--- INPUT ---
↓↓↓

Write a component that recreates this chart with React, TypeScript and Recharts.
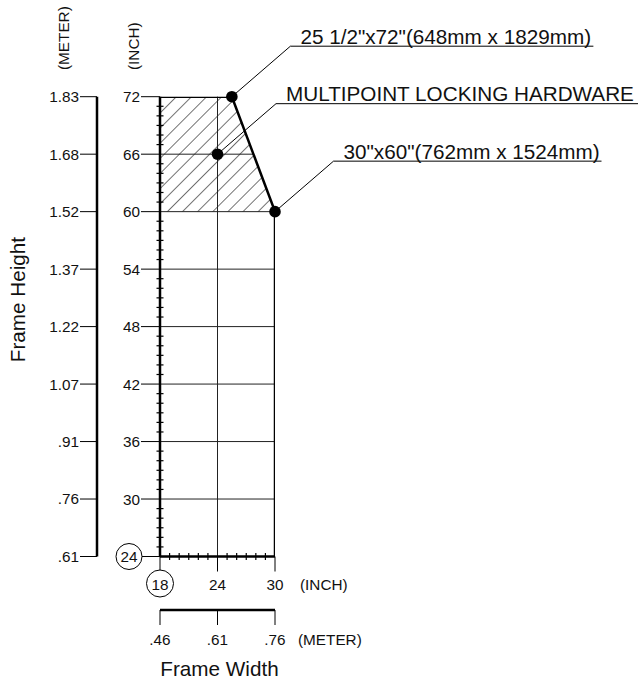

↑↑↑
↓↓↓

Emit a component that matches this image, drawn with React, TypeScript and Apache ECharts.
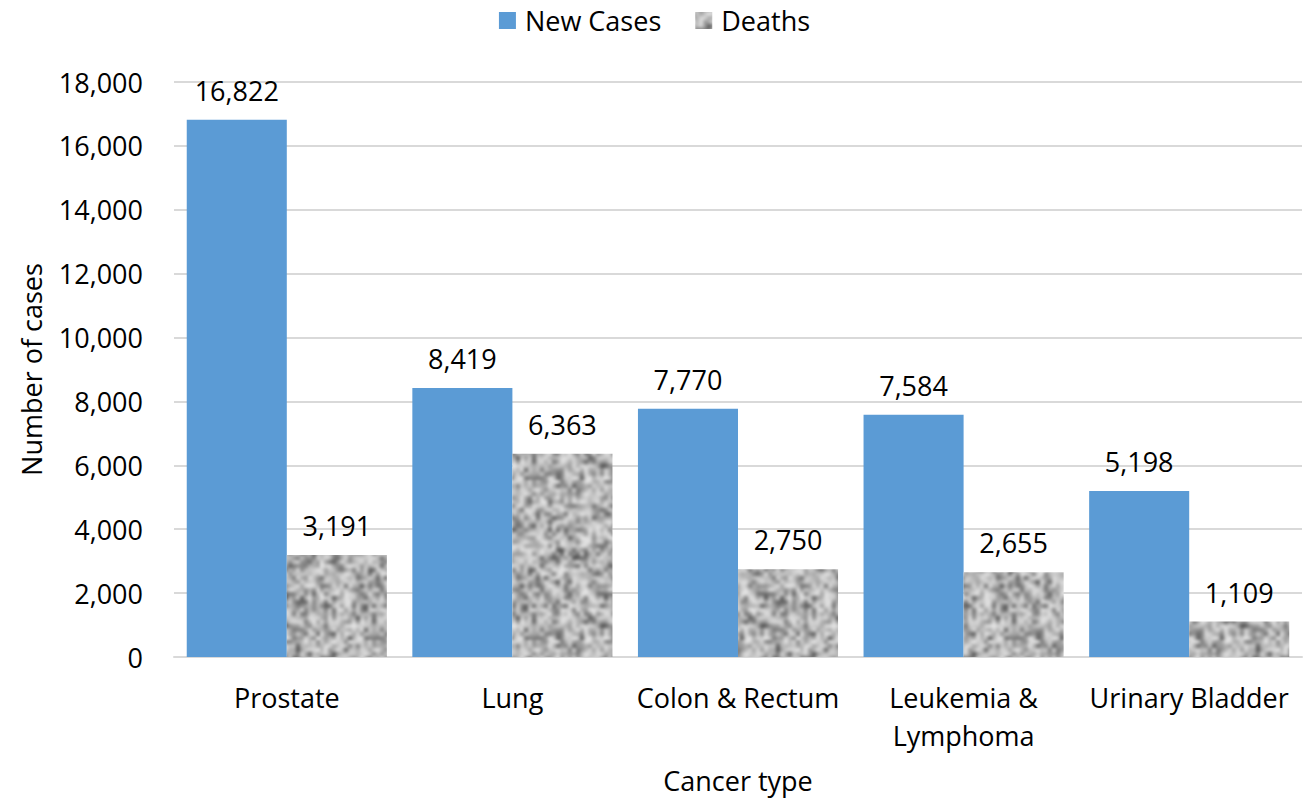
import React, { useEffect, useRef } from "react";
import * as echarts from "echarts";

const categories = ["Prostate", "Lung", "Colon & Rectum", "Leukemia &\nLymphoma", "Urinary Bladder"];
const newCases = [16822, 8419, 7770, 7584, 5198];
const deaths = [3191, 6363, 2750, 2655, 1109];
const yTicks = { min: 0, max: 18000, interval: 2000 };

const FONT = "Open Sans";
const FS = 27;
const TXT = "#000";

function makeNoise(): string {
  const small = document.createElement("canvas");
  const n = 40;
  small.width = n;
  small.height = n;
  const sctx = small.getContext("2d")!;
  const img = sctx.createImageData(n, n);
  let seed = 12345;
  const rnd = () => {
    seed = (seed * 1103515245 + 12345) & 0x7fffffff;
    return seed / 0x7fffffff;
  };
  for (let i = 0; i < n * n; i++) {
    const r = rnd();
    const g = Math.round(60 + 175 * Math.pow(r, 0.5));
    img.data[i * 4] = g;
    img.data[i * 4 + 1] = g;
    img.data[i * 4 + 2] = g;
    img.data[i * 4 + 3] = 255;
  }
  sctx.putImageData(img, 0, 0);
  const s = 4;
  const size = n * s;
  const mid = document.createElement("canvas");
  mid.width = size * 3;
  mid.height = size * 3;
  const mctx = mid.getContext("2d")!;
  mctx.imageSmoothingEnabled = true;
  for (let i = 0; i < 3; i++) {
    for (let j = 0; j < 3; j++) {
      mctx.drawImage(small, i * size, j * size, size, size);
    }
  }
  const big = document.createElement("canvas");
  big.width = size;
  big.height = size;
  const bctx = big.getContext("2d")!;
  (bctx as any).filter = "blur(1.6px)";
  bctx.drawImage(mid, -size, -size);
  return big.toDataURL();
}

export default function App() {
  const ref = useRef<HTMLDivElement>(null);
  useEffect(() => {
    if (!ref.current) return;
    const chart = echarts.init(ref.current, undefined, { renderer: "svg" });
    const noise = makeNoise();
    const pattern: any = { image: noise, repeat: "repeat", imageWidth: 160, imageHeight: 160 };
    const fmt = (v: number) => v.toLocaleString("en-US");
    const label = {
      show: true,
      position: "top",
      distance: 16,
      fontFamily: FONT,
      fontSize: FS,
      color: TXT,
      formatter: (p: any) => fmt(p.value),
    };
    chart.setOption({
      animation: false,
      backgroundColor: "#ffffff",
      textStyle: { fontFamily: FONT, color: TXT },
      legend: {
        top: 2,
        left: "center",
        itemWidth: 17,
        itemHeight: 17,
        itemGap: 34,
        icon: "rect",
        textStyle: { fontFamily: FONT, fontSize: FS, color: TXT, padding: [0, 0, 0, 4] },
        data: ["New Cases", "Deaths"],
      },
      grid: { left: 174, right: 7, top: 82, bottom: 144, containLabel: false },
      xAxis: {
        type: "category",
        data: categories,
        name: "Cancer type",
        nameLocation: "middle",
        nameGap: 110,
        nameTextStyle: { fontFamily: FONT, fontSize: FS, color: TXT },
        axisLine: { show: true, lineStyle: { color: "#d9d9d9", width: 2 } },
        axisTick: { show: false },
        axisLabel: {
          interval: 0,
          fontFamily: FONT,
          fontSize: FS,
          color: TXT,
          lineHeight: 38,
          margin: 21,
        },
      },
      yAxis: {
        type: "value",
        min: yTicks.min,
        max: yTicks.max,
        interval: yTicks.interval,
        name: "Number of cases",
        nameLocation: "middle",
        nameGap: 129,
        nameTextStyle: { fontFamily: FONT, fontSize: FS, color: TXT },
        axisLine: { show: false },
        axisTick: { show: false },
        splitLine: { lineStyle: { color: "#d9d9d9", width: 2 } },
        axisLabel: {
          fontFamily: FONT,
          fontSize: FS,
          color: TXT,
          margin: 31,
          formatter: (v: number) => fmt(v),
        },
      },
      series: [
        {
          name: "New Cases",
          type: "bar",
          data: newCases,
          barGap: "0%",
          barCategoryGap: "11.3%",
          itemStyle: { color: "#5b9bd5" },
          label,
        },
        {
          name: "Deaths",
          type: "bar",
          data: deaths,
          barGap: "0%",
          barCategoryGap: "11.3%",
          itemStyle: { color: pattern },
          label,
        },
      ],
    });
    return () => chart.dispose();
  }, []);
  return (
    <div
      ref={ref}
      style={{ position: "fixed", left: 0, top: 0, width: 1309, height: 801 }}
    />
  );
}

↑↑↑
↓↓↓

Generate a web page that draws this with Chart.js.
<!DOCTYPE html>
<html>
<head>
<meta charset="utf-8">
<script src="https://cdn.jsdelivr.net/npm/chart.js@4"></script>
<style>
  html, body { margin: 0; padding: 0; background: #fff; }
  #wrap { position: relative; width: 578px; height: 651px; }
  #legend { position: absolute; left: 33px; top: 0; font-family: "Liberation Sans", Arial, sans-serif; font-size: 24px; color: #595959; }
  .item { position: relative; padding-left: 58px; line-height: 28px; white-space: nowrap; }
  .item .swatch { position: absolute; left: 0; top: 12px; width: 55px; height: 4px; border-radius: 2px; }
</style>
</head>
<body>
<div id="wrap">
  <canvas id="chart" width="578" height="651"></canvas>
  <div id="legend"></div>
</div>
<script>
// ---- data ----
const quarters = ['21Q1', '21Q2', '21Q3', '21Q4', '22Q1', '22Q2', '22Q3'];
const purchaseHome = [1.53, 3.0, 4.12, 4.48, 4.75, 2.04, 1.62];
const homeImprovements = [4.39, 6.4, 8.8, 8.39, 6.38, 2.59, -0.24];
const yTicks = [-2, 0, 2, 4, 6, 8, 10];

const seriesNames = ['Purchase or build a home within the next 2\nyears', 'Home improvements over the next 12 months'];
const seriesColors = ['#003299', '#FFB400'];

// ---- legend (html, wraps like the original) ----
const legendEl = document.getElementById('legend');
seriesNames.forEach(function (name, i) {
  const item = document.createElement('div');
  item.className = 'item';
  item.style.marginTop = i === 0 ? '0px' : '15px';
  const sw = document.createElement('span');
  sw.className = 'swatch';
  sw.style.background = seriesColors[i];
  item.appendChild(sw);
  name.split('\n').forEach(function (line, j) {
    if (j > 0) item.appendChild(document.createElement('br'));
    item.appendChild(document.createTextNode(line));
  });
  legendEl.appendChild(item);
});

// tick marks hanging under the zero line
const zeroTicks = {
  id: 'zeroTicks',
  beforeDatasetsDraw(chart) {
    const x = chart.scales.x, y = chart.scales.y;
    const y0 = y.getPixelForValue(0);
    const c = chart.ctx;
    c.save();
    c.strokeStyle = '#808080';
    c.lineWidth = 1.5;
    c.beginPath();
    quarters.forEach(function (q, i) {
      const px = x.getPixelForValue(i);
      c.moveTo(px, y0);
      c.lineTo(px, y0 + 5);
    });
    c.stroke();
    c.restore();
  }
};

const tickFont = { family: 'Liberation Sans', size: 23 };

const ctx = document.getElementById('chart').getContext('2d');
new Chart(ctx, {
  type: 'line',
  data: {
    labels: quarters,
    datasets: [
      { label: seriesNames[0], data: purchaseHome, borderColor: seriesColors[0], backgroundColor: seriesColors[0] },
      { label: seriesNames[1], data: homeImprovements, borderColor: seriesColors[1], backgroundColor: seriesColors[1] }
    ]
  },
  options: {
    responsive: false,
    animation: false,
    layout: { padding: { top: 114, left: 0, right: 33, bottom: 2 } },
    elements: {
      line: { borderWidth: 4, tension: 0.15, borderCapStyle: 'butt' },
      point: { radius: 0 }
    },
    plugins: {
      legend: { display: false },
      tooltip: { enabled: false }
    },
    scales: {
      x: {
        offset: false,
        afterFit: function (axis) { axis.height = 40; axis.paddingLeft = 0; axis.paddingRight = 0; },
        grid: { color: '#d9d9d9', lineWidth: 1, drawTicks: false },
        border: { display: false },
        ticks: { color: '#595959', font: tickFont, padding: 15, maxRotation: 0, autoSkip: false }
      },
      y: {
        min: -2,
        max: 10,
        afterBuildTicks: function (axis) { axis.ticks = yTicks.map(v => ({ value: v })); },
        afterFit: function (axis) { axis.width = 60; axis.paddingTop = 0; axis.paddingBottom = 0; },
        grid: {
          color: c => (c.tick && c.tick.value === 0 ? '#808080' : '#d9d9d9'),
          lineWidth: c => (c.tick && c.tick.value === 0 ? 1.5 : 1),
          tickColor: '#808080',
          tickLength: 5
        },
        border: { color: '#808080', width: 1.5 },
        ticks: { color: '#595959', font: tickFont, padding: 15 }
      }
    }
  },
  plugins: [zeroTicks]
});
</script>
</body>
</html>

↑↑↑

--- DIRECTIONS ---
From the line that contains "Generate a web" through the line that contains "const seriesColors = ['#003299', '#FFB400'];", reproduce every line exactly, both end lines included.

--- RESPONSE TO THE TASK ---
Generate a web page that draws this with Chart.js.
<!DOCTYPE html>
<html>
<head>
<meta charset="utf-8">
<script src="https://cdn.jsdelivr.net/npm/chart.js@4"></script>
<style>
  html, body { margin: 0; padding: 0; background: #fff; }
  #wrap { position: relative; width: 578px; height: 651px; }
  #legend { position: absolute; left: 33px; top: 0; font-family: "Liberation Sans", Arial, sans-serif; font-size: 24px; color: #595959; }
  .item { position: relative; padding-left: 58px; line-height: 28px; white-space: nowrap; }
  .item .swatch { position: absolute; left: 0; top: 12px; width: 55px; height: 4px; border-radius: 2px; }
</style>
</head>
<body>
<div id="wrap">
  <canvas id="chart" width="578" height="651"></canvas>
  <div id="legend"></div>
</div>
<script>
// ---- data ----
const quarters = ['21Q1', '21Q2', '21Q3', '21Q4', '22Q1', '22Q2', '22Q3'];
const purchaseHome = [1.53, 3.0, 4.12, 4.48, 4.75, 2.04, 1.62];
const homeImprovements = [4.39, 6.4, 8.8, 8.39, 6.38, 2.59, -0.24];
const yTicks = [-2, 0, 2, 4, 6, 8, 10];

const seriesNames = ['Purchase or build a home within the next 2\nyears', 'Home improvements over the next 12 months'];
const seriesColors = ['#003299', '#FFB400'];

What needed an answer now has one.